FARHAT: Voici quelques mois encore, je ne savais pas que je pouvais jouer un rôle de modèle. J’ai toujours fait mon travail avec plaisir, mais voici un an, une collègue qui ne travaillait pas depuis longtemps chez Capgemini est venue me trouver pour m’expliquer qu’elle éprouvait des difficultés après avoir mis sa carrière sur pause. Je suis parvenue à l’aider dans une certaine mesure et elle est revenue vers moi quelque temps plus tard pour me dire que je l’avais inspirée. Et je me suis alors dit: ‘Vraiment? ‘ ‘Je suis désormais une source d’inspiration? ‘ Jusqu’ici, j’avais toujours regardé autour de moi. Ce fut un moment de fierté que de pouvoir inspirer des collègues.
A 15 ans, Nabila n’aurait jamais imaginé qu’elle travaillerait 10 ans plus tard dans l’IT en compagnie de développeurs.
Votre soeur est ICT Woman of the Year, votre jumelle était cette année également en lice pour le titre de Young ICT Lady et vous l’avez emporté. Y a-t-il quelque chose dans la famille Farhat?
FARHAT: Nous avons certes été éduquées dans l’idée qu’étudier et ramener de bons points à l’unif ou dans une haute école est important, car c’est la clé de l’indépendance. Par ailleurs, il ne faut pas faire dans la vie quelque chose que l’on n’aime pas. Et nos parents ont insisté sur le fait qu’il fallait réussir à l’école et opter pour des études que l’on aimait. Et peut-être faudrait-il réfléchir plus longtemps au type d’étude que l’on choisit car cela détermine le reste de la vie. Ce message avait été bien compris et, comme nous étions quatre filles à la maison, on nous a inculqué l’idée qu’il était possible de faire n’importe quel type d’étude. Il ne faut pas que le fait d’être une fille soit une barrière. Par ailleurs, comme nous venions d’un autre pays, nous avons dû nous prouver à nous-mêmes que nous étions capables. Nos parents ont toujours voulu que nous rendions ce que la Belgique nous avait donné. C’est un état d’esprit que nous avons intégré dans notre comportement et la raison pour laquelle nous investissons à ce point dans le travail.

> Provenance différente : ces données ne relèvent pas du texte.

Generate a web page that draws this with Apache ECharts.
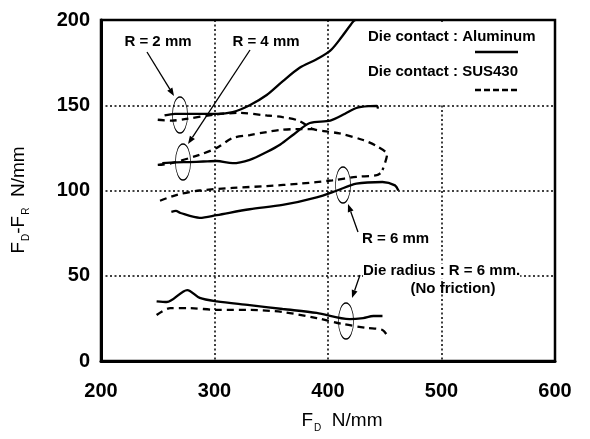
<!DOCTYPE html>
<html>
<head>
<meta charset="utf-8">
<script src="https://cdn.jsdelivr.net/npm/echarts@6/dist/echarts.min.js"></script>
<style>
  html, body { margin: 0; padding: 0; background: #fff; }
  #main { width: 590px; height: 439px; }
</style>
</head>
<body>
<div id="main"></div>
<script>
// axis ticks
var xTicks = [200, 300, 400, 500, 600];
var yTicks = [0, 50, 100, 150, 200];

// Die contact : Aluminum (solid), [F_D, F_D-F_R]
var alR2 = [[256,144],[265,145],[280,145],[302,145],[316,146],[331,150],[346,156],[360,164],[375,172],[390,177],[402,182],[412,190],[422,199],[424,200]];
var alR4 = [[254,116],[266,116.5],[278,116.7],[290,117],[302,117.3],[316,116],[331,118],[346,122.6],[358,127],[370,133],[384,139.6],[402,141],[415,145],[425,148.4],[437,149.5],[443,149.6],[444,148]];
var alR6 = [[262,87.5],[266,88],[270,86.8],[287,84],[302,85.6],[331,89],[360,91.5],[390,96],[408,100],[425,104],[448,105],[459,103],[462,100]];
var alNoFric = [[249,35],[258,34.6],[276,41.6],[287,37],[302,35],[331,32.8],[360,30.5],[390,28.2],[419,24.6],[431,25.2],[440,26.4],[448,26.4]];

// Die contact : SUS430 (dashed)
var susR2 = [[250,141.5],[262,141],[275,142],[300,144.5],[322,145.5],[346,144],[360,143],[374,141],[387,136],[400,134.5],[410,133.5],[431,129.6],[443,126],[452,121],[448,112]];
var susR4 = [[250,115],[262,116],[287,121],[302,125],[316,130.8],[331,132.5],[346,134.3],[358,135.5],[372,136],[387,136]];
var susR6 = [[252,94],[267,97.5],[287,100],[316,101.5],[346,102.6],[375,104],[404,106],[425,108],[443,109],[448,111]];
var susNoFric = [[249,27],[261,31],[278,31],[302,30],[331,30],[360,28.7],[390,25.2],[413,21.7],[434,19.4],[448,18.2],[453,14]];

var fam = '"Liberation Sans", Arial, sans-serif';
var font = 'bold 15px ' + fam;

function solid(d) {
    return { type: 'line', data: d, symbol: 'none', smooth: 0.3, z: 3,
        lineStyle: { color: '#000', width: 2.3 } };
}
function dashed(d) {
    return { type: 'line', data: d, symbol: 'none', smooth: 0.3, z: 3,
        lineStyle: { color: '#000', width: 2.3, type: [7, 5] } };
}
function label(t, x, y, align, bg) {
    return { type: 'text', z: 10, style: { text: t, x: x, y: y, font: font, fill: '#000',
        textAlign: align || 'left', textVerticalAlign: 'middle',
        backgroundColor: bg || 'transparent' } };
}
function ring(x, y) {
    return { type: 'circle', z: 10, x: x, y: y, scaleX: 0.42, shape: { cx: 0, cy: 0, r: 18 },
        style: { fill: 'none', stroke: '#000', lineWidth: 1.6, strokeNoScale: true } };
}
function arrow(x1, y1, x2, y2) {
    var dx = x2 - x1, dy = y2 - y1, len = Math.sqrt(dx * dx + dy * dy);
    var ux = dx / len, uy = dy / len, h = 8, w = 3;
    return [
        { type: 'line', z: 10, shape: { x1: x1, y1: y1, x2: x2 - ux * h, y2: y2 - uy * h },
          style: { stroke: '#000', lineWidth: 1.3 } },
        { type: 'polygon', z: 10, shape: { points: [[x2, y2],
            [x2 - ux * h - uy * w, y2 - uy * h + ux * w],
            [x2 - ux * h + uy * w, y2 - uy * h - ux * w]] },
          style: { fill: '#000' } }
    ];
}

var nameRich = {
    f: { fontSize: 19, fontFamily: fam, fill: '#000', color: '#000', lineHeight: 24 },
    s: { fontSize: 10, fontFamily: fam, fill: '#000', color: '#000', lineHeight: 24, verticalAlign: 'bottom', padding: [10, 0, 0, 1] }
};

var myChart = echarts.init(document.getElementById('main'));
var option = {
    backgroundColor: '#fff',
    animation: false,
    grid: { left: 101, right: 35, top: 20, bottom: 78, show: true,
        borderColor: '#000', borderWidth: 2.5 },
    xAxis: {
        type: 'value', min: xTicks[0], max: xTicks[xTicks.length - 1], interval: 100,
        axisLine: { lineStyle: { color: '#000', width: 3 } },
        axisTick: { show: false },
        axisLabel: { color: '#000', fontSize: 20, fontWeight: 'bold', fontFamily: fam, margin: 20 },
        splitLine: { lineStyle: { color: '#000', width: 1.5, type: [2, 2.5] } }
    },
    yAxis: {
        type: 'value', min: yTicks[0], max: yTicks[yTicks.length - 1], interval: 50,
        axisLine: { lineStyle: { color: '#000', width: 3 } },
        axisTick: { show: false },
        axisLabel: { color: '#000', fontSize: 20, fontWeight: 'bold', fontFamily: fam, margin: 11 },
        splitLine: { lineStyle: { color: '#000', width: 1.5, type: [2, 2.5] } }
    },
    series: [
        solid(alR2), solid(alR4), solid(alR6), solid(alNoFric),
        dashed(susR2), dashed(susR4), dashed(susR6), dashed(susNoFric)
    ],
    graphic: [].concat(
        [
            // white legend box covering the grid lines
            { type: 'rect', z: 1, shape: { x: 365, y: 22, width: 188, height: 81 },
              style: { fill: '#fff' } },
            label('R = 2 mm', 158, 42, 'center'),
            label('R = 4 mm', 266, 42, 'center'),
            label('Die contact : Aluminum', 368, 37),
            { type: 'line', z: 10, shape: { x1: 475, y1: 52, x2: 518, y2: 52 }, style: { stroke: '#000', lineWidth: 2.3 } },
            label('Die contact : SUS430', 368, 72),
            { type: 'line', z: 10, shape: { x1: 475, y1: 90, x2: 520, y2: 90 }, style: { stroke: '#000', lineWidth: 2.3, lineDash: [6, 3] } },
            label('R = 6 mm', 362, 239),
            label('Die radius : R = 6 mm.', 363, 271, 'left', '#fff'),
            label('(No friction)', 453, 289, 'center'),
            ring(180, 115), ring(183, 162), ring(343, 185), ring(346, 321),
            { type: 'text', z: 10, x: 342, y: 421, style: { text: '{f|F}{s|D}{f|  N/mm}', rich: nameRich,
                textAlign: 'center', textVerticalAlign: 'middle' } },
            { type: 'text', z: 10, x: 19, y: 200, rotation: Math.PI / 2, style: { text: '{f|F}{s|D}{f|-F}{s|R}{f|  N/mm}', rich: nameRich,
                textAlign: 'center', textVerticalAlign: 'middle' } }
        ],
        arrow(147, 52, 174, 96),
        arrow(250, 50, 188, 144),
        arrow(358, 232, 348, 204),
        arrow(360, 275, 352, 298)
    )
};

myChart.setOption(option);
</script>
</body>
</html>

Faut-il encore s’attendre à autre chose?
FARHAT: Nous sommes quatre filles et un garçon à la maison. Ma plus jeune soeur et mon frère sont médecins et ils ne sont donc pas prêts à participer au concours. (rire)
Comment analysez-vous le déséquilibre entre hommes et femmes dans l’IT?
FARHAT: Ces dernières années, et même dans ma propre société, l’accent est fortement mis sur la diversité. Nous sommes vraiment en train de pousser pour atteindre de meilleurs ratios. Avec un autre état d’esprit et ce type de mesures visant à attirer proportionnellement plus de femmes, je pense que c’est réaliste. Nous n’atteindrons pas 50/50 dans les toutes prochaines années, mais nous mettons tout en oeuvre pour y parvenir et espérer stabiliser ce pourcentage dans le futur. Idéalement, il ne faudrait plus devoir regarder les chiffres et faire en sorte que cela devienne naturel d’engager du personnel plus divers. On constate d’ailleurs que cela fonctionne dans d’autres pays. C’est ainsi qu’en Inde, le ratio entre femmes et hommes dans l’IT est de 50/50 parce que les jeunes filles savent dès leur plus jeune âge qu’elles peuvent devenir développeuses. En Europe, on rencontre davantage de stéréotypes sur l’enseignement technique notamment. Lorsque j’étais à l’université, il n’y avait que très peu de filles dans les cours IT.
Aviez-vous des réticences vis-à-vis de l’IT en tant que jeune fille?
FARHAT: J’avais évidemment ce stéréotype du développeur ‘geek’ dans sa cave. Il ne s’agit pas là forcément d’une image négative et j’avais beaucoup d’amis en classe qui avaient les mêmes idées et qui codaient avec un sweat à capuche. J’ai grandi avec cette image et je ne peux pas dire que cela m’ait freinée. Mais je ne le voyais pas comme une option pour moi-même. A 15 ans, Nabila n’aurait jamais imaginé qu’elle travaillerait 10 ans plus tard dans l’IT en compagnie de développeurs.
Etes-vous également occupée à intéresser vos enfants aux STEM?
FARHAT: Mes filles ont 8 et 5 ans, et sont donc encore relativement jeunes. Mais je remarque déjà un certain impact. Durant les vacances, mes filles m’ont demandé une boîte qu’elles pourraient bricoler. J’ai d’abord songé à une maison de Barbie ou quelque chose du genre, mais elles voulaient construire un ordinateur portable. J’ai dû imprimer pour elles un clavier, elles ont trouvé une paille pour faire la caméra, etc. Elles avaient remarqué que je travaillais à l’époque beaucoup de la maison et que j’utilisais la caméra pour mes appels, ce qui les a incitées à faire un laptop. En un certain sens, je ne leur transmets pas consciemment quelque chose, mais elles cherchent à m’imiter. Elles jouent au ‘télétravail’ et font des appels vidéo que je ne peux pas interrompre, ce type de choses. Pour elles, il n’y a là rien de spécial, sinon que je suis leur maman.